Of course, there are rewards to all the aches and pains. Endless views of barren pastures featuring packs of wandering wild horses, playful yaks, remains of ancient Caravanserai’s and occasional sightings of a local family packing up their yurt as the sun comes up. This is probably one of the best ways to experience this part of the ancient Silk Road. Now, it’s really all about the journey.
There’s just one word to describe the Celestial Mountain region in Kyrgyzstan – heavenly. The sweeping valleys are full of playful yaks, wild horses and yurts set up at the foot of the hills.
Traders, spiritual nomads and adventurers trekked along these ancient Silk Road passages for centuries. Today, the dirt roads get more traffic, but their appearance on the western side is still stunning. The heavenly vision sadly vanishes at the gates of hell or what is known as no man’s land on the Chinese side of the Torugart Pass. It’s a bit startling to find a rather large group of young Chinese border guards, some feral dogs and a group of decaying buildings. Don’t expect a huge welcome wagon here.

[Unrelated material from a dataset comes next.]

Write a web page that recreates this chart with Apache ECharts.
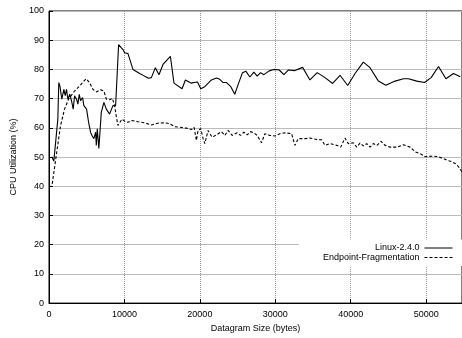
<!DOCTYPE html>
<html><head><meta charset="utf-8">
<script src="https://cdn.jsdelivr.net/npm/echarts@6/dist/echarts.min.js"></script>
<style>html,body{margin:0;padding:0;background:#fff}#c{width:462px;height:338px}</style>
</head><body><div id="c"></div>
<script>
const seriesNames = ['Linux-2.4.0', 'Endpoint-Fragmentation'];
const linuxX = [370,640,1170,1300,1450,1700,1970,2150,2320,2500,2760,3030,3210,3390,3650,3830,4010,4180,4450,4620,4980,5250,5510,5700,5950,6180,6270,6400,6610,6930,7280,7600,8030,8470,8830,9230,9800,10030,10470,11130,12020,12680,13210,13570,14100,14580,15110,16090,16570,17640,18080,18880,19230,19680,20120,20650,21540,22200,22640,23080,23530,24100,24630,25080,25650,26090,26630,27160,27600,28040,28490,29190,29810,30520,31140,31710,32600,33620,34590,35560,36590,37600,38580,39600,40570,41670,42560,43670,44650,45880,46990,47650,48760,49780,50660,51640,52620,53620,54520];
const linuxY = [50.1,48.6,63,75.5,74.3,69.8,73.2,71,73.2,69.8,71.5,68.7,66.4,71,69.8,68.1,71.5,69.3,70.4,67.6,66.4,61.9,58.5,57.4,56.3,58.5,54,59.7,52.9,65.3,68.7,66.4,64.7,67.6,67.6,88.5,86.8,85.7,85.4,80,78.6,77.7,77,77.2,80.6,78.2,81.7,84.5,75.3,73.4,76.4,75.3,75.5,75.7,73.4,74.1,76.4,77.1,76.6,75.5,75.5,74.1,71.5,74.9,78.9,79.4,77.4,79.1,77.7,78.9,78.2,79.5,80,79.8,78.2,79.8,79.6,80.7,76.4,78.9,77.2,75.2,78,74.5,78.6,82.5,80.6,76,74.6,76,76.8,76.8,76,75.5,77.2,81,76.8,78.6,77.5];
const fragX = [70,375,1530,2060,2590,3390,4050,4620,4940,5380,5820,6270,6840,7280,7600,8030,8400,8700,8900,9140,9670,10120,10470,11000,11800,12680,13570,14450,15340,16000,16670,17330,18220,18880,19230,19540,19760,20120,20430,20650,21090,21620,22200,22870,23310,23750,24280,24940,25390,25830,26280,26720,27160,27600,28180,28620,29280,29950,30610,31270,32160,32600,33040,33930,34590,35480,36150,36590,37250,38140,38670,39240,39680,40340,40800,41230,41670,42120,42560,43000,43460,44020,44550,45210,46110,46990,47870,48540,49200,49870,50760,51420,52090,52750,53410,53850,54290,54730];
const fragY = [40,39.9,60.8,66.4,69.8,72.6,74.3,76,76.8,75.5,73.2,72.3,73,72.6,69.8,69.6,70.1,67.6,64.2,60.8,63,62.1,61.9,62.5,62.1,61.7,61,61.6,61.7,61.4,60.4,60.2,59.9,59.4,60.2,55.7,59.1,59.7,56.3,54.6,59.1,56.8,57.6,58.7,57.4,59.1,57.4,58.3,57.4,58.5,57.6,58.7,58.3,57.4,54.9,58,57.4,57.2,58,58.3,58,54,56.3,56.3,56.5,56,55.9,54,54.6,54,53.4,56.5,54.6,54.9,53.4,54.8,53.8,54.6,53.4,54.6,54,55.4,54,53.4,53.4,54.2,53.4,51.8,51.2,50.1,50.3,50.2,49.7,48.9,48.4,47.8,46.7,45];
const xTicks = [0,10000,20000,30000,40000,50000];
const yTicks = [0,10,20,30,40,50,60,70,80,90,100];

const pairs = (xs, ys) => xs.map((x, i) => [x, ys[i]]);
const font = 'Liberation Sans';
const chart = echarts.init(document.getElementById('c'), null, {renderer: 'canvas'});
chart.setOption({
  animation: false,
  backgroundColor: '#fff',
  textStyle: {fontFamily: font},
  grid: {left: 49, right: 0, top: 11, bottom: 32, show: true, borderColor: '#000', borderWidth: 1, backgroundColor: 'transparent'},
  xAxis: {
    type: 'value', min: 0, max: 54750, interval: 10000,
    name: 'Datagram Size (bytes)', nameLocation: 'middle', nameGap: 17,
    nameTextStyle: {fontFamily: font, fontSize: 9, color: '#000'},
    axisLine: {lineStyle: {color: '#000', width: 1}},
    axisTick: {inside: true, length: 4, lineStyle: {color: '#000'}},
    axisLabel: {fontFamily: font, fontSize: 9, color: '#000', margin: 7, showMaxLabel: false,
      formatter: v => xTicks.includes(v) ? String(v) : ''},
    splitLine: {show: true, lineStyle: {color: '#999', width: 1, type: [1, 1]}}
  },
  yAxis: {
    type: 'value', min: 0, max: 100, interval: 10,
    name: 'CPU Utilization (%)', nameLocation: 'middle', nameGap: 24,
    nameTextStyle: {fontFamily: font, fontSize: 9, color: '#000'},
    axisLine: {lineStyle: {color: '#000', width: 1}},
    axisTick: {inside: true, length: 4, lineStyle: {color: '#000'}},
    axisLabel: {fontFamily: font, fontSize: 9, color: '#000', margin: 5,
      formatter: v => yTicks.includes(v) ? String(v) : ''},
    splitLine: {show: true, lineStyle: {color: '#bbb', width: 1}}
  },
  legend: {
    orient: 'vertical', right: 0, top: 239.5, align: 'right',
    backgroundColor: '#fff', padding: [4, 9, 4, 24],
    itemWidth: 28, itemHeight: 10, itemGap: 0.5,
    itemStyle: {opacity: 0},
    lineStyle: {width: 1},
    textStyle: {fontFamily: font, fontSize: 9, color: '#000'},
    data: seriesNames
  },
  series: [
    {name: seriesNames[0], type: 'line', data: pairs(linuxX, linuxY), symbol: 'none', showSymbol: false,
      lineStyle: {color: '#000', width: 1.1}, itemStyle: {color: '#000'}},
    {name: seriesNames[1], type: 'line', data: pairs(fragX, fragY), symbol: 'none', showSymbol: false,
      lineStyle: {color: '#000', width: 1.1, type: [3, 2]}, itemStyle: {color: '#000'}}
  ]
});
</script></body></html>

The American University of Central Asia is housed next to a phantom shadow of the Lenin. Its main building was once headquarters the Kyrgyz’s communist party and supreme council. Eager students here study journalism, law and politics as the larger than life Lenin statue looks on with disapproval.
Soviet history hasn’t been tossed away here in Bishkek, but stands proudly on display in the National Historical Museum in the city center. The mural on the top floor pretty much sums up the whole Soviet mantra – from its celebrated beginnings to its bitter Cold War end.
The signage is mostly in Russian here, but most displays at the Lenin Museum are easy to comprehend.